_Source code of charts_
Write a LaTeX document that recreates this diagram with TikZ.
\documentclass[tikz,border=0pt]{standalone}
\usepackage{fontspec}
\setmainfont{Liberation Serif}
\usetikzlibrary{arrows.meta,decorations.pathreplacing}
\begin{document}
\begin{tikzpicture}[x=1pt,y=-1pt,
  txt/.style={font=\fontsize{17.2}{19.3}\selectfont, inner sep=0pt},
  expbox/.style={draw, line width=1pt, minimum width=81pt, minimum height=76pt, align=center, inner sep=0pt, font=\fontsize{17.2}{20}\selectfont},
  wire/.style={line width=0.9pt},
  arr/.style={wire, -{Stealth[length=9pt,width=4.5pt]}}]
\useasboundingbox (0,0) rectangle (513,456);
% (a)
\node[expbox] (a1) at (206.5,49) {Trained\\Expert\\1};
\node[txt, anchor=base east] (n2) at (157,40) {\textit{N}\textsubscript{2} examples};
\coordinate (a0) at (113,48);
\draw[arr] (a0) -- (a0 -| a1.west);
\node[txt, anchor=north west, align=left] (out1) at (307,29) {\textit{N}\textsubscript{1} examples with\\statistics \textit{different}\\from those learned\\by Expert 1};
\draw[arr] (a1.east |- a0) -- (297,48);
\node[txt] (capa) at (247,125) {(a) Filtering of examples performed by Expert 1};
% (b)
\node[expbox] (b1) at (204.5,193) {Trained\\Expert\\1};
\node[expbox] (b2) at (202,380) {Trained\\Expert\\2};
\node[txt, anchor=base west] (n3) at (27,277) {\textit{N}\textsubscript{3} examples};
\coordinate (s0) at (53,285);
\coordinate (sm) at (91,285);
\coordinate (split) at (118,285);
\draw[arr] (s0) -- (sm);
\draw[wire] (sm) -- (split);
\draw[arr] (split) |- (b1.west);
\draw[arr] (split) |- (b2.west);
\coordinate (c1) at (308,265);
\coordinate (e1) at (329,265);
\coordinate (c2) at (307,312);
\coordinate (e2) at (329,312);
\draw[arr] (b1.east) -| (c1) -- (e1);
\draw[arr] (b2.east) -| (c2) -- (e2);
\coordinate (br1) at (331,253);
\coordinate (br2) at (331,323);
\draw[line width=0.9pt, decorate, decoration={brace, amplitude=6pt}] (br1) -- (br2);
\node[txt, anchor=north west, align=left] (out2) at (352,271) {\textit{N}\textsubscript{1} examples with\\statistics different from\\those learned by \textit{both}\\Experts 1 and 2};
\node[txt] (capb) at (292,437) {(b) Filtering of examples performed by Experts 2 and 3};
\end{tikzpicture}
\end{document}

==

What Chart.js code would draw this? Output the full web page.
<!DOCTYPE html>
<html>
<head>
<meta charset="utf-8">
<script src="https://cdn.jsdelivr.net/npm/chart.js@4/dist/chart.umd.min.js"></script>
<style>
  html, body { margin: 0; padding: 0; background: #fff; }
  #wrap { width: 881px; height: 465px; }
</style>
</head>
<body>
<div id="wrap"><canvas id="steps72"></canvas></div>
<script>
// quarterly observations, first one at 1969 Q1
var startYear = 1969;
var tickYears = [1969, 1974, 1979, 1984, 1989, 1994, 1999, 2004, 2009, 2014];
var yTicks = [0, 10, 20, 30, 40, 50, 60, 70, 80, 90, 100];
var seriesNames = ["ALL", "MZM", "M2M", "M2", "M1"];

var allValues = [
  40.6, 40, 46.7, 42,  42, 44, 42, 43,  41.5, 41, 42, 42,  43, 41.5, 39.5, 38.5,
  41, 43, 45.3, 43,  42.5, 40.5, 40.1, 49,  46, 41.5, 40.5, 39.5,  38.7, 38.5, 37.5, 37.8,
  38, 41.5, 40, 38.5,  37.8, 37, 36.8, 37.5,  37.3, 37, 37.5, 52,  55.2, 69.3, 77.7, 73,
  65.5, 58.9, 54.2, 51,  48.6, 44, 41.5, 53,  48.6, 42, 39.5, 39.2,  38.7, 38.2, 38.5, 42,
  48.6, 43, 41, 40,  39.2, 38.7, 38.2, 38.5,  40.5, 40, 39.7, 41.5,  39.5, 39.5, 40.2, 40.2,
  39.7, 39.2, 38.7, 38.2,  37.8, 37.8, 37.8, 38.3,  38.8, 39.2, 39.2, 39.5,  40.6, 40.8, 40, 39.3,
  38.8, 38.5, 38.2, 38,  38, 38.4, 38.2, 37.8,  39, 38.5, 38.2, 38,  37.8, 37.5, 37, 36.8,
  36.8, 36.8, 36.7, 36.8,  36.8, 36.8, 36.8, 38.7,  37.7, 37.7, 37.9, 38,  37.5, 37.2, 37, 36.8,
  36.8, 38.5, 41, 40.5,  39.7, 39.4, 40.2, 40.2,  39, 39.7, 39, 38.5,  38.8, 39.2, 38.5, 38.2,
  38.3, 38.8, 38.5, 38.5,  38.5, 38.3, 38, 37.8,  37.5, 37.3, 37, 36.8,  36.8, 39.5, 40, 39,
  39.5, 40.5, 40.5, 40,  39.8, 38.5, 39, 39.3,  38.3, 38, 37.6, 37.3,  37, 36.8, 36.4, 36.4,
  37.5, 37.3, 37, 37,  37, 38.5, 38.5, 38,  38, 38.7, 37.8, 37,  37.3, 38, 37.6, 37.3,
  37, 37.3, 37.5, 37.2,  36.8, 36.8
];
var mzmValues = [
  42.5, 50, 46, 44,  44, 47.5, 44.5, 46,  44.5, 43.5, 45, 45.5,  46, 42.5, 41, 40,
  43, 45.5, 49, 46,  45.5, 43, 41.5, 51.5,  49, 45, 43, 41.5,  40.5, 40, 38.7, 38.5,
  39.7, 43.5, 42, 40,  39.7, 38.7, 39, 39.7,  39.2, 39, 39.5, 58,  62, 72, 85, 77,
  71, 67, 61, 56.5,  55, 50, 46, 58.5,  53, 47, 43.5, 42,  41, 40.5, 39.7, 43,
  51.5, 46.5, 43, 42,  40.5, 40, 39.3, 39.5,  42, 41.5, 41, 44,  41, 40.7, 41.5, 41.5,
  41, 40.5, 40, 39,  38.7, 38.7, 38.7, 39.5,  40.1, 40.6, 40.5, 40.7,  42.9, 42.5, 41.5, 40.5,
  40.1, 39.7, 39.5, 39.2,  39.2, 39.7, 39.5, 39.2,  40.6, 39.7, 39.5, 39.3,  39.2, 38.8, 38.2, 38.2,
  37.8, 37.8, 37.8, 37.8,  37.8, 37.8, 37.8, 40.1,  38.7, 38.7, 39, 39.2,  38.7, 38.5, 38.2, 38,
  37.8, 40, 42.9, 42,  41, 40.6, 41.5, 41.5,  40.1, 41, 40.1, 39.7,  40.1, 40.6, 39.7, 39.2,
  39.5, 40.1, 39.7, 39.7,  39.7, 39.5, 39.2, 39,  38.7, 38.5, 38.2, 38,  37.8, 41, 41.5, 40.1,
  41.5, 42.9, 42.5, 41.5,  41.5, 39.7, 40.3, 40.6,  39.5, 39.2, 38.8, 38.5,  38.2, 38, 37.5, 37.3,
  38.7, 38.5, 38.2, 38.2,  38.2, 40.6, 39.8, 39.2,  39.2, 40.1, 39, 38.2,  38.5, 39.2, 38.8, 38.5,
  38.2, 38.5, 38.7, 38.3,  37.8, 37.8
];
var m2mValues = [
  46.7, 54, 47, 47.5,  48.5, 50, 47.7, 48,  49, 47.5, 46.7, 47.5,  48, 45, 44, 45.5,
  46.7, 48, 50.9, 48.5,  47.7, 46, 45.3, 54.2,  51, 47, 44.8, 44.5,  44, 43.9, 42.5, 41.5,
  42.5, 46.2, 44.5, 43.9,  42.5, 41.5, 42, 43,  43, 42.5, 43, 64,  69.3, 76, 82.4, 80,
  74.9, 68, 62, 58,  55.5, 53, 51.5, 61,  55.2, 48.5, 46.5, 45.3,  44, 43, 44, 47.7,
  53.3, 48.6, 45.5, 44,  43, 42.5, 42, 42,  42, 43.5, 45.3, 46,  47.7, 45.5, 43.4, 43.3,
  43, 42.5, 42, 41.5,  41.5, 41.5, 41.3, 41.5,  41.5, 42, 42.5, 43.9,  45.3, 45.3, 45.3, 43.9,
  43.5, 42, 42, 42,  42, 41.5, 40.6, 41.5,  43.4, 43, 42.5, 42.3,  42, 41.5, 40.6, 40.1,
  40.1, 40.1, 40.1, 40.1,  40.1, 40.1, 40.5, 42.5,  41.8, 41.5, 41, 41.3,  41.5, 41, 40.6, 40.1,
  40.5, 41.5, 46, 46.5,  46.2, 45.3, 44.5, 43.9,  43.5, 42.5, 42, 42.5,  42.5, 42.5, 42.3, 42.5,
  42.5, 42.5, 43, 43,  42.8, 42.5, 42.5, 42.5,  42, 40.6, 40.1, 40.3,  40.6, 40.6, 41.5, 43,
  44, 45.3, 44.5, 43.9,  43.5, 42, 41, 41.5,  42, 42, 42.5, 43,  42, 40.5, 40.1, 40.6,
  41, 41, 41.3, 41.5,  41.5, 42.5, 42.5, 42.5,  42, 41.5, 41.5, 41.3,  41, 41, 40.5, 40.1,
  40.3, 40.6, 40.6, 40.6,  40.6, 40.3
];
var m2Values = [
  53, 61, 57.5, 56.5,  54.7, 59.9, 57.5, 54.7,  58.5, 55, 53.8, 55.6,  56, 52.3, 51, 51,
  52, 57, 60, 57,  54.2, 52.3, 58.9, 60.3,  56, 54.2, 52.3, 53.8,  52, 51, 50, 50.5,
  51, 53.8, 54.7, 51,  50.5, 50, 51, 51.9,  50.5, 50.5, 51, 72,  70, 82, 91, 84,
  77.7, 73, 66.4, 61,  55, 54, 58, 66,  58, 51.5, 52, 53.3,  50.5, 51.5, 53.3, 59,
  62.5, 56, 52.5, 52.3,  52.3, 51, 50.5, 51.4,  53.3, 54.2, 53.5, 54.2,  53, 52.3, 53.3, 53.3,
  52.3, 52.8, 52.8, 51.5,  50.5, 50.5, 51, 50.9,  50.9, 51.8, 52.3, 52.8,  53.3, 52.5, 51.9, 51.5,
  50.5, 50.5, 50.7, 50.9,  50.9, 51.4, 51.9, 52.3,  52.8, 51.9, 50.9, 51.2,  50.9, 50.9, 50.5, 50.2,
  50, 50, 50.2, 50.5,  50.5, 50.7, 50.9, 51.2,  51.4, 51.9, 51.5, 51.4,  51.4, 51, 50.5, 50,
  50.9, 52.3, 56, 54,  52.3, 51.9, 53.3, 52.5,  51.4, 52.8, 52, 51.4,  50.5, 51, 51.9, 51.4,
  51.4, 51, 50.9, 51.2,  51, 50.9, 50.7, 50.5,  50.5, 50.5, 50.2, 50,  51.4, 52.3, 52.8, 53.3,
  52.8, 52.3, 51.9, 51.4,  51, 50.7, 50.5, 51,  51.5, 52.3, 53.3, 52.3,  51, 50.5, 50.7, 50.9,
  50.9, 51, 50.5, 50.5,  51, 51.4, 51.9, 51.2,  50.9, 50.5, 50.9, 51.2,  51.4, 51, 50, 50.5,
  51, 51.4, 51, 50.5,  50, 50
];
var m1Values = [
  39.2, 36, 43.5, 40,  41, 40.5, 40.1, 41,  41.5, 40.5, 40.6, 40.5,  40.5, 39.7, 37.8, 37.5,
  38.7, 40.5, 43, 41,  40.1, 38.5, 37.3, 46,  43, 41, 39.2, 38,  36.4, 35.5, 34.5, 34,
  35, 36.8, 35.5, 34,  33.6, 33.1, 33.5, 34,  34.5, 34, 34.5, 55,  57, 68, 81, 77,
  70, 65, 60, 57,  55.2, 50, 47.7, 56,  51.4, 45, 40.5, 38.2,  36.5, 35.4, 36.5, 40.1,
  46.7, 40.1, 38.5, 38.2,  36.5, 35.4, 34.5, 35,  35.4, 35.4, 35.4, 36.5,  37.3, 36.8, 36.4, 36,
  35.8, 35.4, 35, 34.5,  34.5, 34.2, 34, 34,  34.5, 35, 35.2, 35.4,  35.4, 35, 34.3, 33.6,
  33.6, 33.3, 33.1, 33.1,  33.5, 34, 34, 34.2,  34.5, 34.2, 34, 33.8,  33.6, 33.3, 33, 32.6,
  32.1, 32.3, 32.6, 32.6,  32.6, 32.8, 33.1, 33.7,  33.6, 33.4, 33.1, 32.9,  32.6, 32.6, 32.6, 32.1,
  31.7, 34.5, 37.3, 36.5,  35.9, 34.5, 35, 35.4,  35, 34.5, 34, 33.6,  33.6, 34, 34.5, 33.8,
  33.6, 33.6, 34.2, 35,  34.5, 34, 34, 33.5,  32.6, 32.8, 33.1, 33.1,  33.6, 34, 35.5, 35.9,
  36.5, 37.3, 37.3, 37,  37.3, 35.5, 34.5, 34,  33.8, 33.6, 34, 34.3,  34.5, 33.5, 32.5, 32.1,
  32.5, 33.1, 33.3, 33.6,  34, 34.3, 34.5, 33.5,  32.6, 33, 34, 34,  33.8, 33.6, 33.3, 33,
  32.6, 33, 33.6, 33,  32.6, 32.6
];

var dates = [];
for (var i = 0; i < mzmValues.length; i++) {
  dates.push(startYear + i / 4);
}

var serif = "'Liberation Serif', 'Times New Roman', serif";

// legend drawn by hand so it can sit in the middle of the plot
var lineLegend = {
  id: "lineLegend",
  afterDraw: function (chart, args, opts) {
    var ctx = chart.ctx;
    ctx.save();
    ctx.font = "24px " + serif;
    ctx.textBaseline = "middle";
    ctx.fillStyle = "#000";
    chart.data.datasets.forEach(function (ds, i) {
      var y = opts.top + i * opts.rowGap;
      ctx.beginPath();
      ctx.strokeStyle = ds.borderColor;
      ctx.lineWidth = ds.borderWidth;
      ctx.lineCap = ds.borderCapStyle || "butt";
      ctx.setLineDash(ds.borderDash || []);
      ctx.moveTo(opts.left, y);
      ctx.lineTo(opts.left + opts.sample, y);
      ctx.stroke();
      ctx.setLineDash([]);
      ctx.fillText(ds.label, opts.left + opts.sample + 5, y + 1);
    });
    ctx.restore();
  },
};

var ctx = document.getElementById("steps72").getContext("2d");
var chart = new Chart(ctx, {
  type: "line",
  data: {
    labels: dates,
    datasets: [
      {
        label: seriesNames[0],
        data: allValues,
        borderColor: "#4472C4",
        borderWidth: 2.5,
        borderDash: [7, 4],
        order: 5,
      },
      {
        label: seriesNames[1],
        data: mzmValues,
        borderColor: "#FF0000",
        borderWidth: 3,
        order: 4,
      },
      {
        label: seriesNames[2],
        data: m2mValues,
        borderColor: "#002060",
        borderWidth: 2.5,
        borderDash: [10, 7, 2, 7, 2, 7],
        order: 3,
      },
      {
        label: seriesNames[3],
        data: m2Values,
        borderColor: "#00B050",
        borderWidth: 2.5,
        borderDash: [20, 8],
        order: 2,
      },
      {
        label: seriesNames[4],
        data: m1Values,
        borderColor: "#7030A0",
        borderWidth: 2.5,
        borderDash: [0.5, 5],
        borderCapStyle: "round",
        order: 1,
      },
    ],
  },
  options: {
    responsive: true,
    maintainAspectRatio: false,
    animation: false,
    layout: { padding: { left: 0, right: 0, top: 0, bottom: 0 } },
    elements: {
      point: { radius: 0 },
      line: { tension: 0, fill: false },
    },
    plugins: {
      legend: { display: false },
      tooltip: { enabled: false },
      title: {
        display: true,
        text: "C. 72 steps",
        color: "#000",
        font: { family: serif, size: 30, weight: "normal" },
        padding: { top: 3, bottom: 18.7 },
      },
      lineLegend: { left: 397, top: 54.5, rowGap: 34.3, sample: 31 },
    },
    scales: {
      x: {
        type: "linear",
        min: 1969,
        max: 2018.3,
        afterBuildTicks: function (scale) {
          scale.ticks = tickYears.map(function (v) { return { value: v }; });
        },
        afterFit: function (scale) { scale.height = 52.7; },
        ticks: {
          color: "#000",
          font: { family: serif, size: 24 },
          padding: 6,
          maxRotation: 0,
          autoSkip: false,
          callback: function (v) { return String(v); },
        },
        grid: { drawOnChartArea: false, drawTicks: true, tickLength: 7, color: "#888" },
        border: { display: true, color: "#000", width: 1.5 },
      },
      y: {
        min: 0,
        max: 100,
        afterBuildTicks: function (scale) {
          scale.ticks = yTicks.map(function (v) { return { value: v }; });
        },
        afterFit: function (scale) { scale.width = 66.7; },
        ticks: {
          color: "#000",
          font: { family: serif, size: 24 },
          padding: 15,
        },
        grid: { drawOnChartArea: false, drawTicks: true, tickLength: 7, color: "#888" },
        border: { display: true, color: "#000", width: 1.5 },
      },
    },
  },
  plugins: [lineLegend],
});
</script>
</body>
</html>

_Task statement_
Filter out every line that lacks the word "this", and copy the rest.

_Task answer_
Write a LaTeX document that recreates this diagram with TikZ.
What Chart.js code would draw this? Output the full web page.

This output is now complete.